Security researchers, both employed and independent, stumble across bugs in daily usage of products or while just tinkering around almost as often as they find them on assignment or at conventions. For example, there was a former Google employee who paid $12 and owned the site for about one minute last year. Normally, these researchers are rewarded fairly handsomely for their efforts. One such researcher, Anand Prakash, noticed a fairly glaring security bug in Facebook that could have let him into any Facebook account, given enough time. After submitting the report of the bug to Facebook, he ended up with a cool $15,000 to show for his troubles.
To be specific, the bug was related to account recovery. When an account password is lost, a recovery PIN can be sent to a mobile number. This six digit PIN has to be entered in order to gain access to the account again and set a new password. Normally, after a few tries, the system will kick you out and block you from continuing to attempt entering the PIN. On Facebook's beta website, a test bed for new features that are often laden with bugs, this kick-out feature somehow broke. Prakash found that he could have his system send a literally infinite number of PIN attempts until the right one was hit, a method called brute-forcing. If the account owner didn't notice something was up in the time it would take to get the correct PIN via brute-forcing, their account could be compromised.

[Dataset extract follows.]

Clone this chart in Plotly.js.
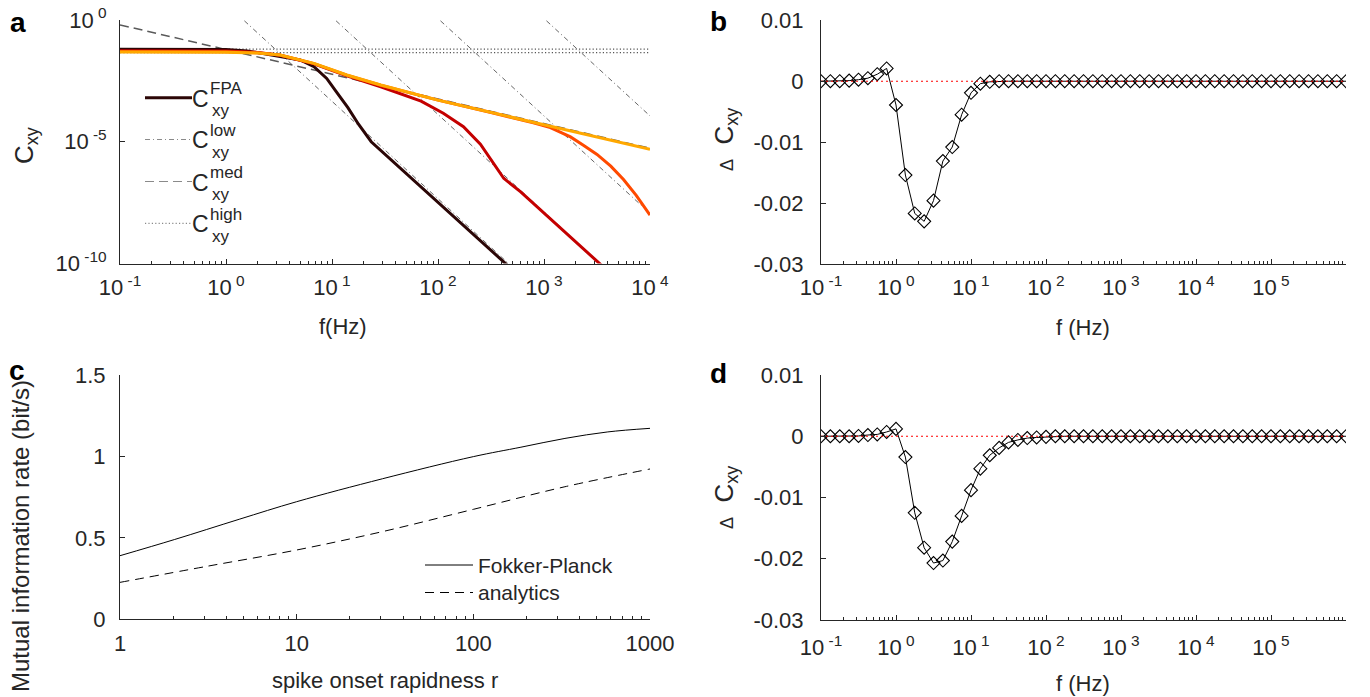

Prakash submitted the bug to Facebook's security team via their in-site bug report form. In eight days' time, Facebook gave him the princely sum of $15,000 as thanks for finding that bug so they could squash it. He sent in the report on February 22nd, it was fixed by the 23rd and he received a message about payment from Facebook on March 2nd. After the dust settled and Prakash verified the fix was in place and could not be replicated, he reported his findings on his blog yesterday, on March 7. Although this was a fairly uncomplex bug to deal with, it came with a pretty high risk due to the nature of security for people's personal accounts, which warranted to hefty payout.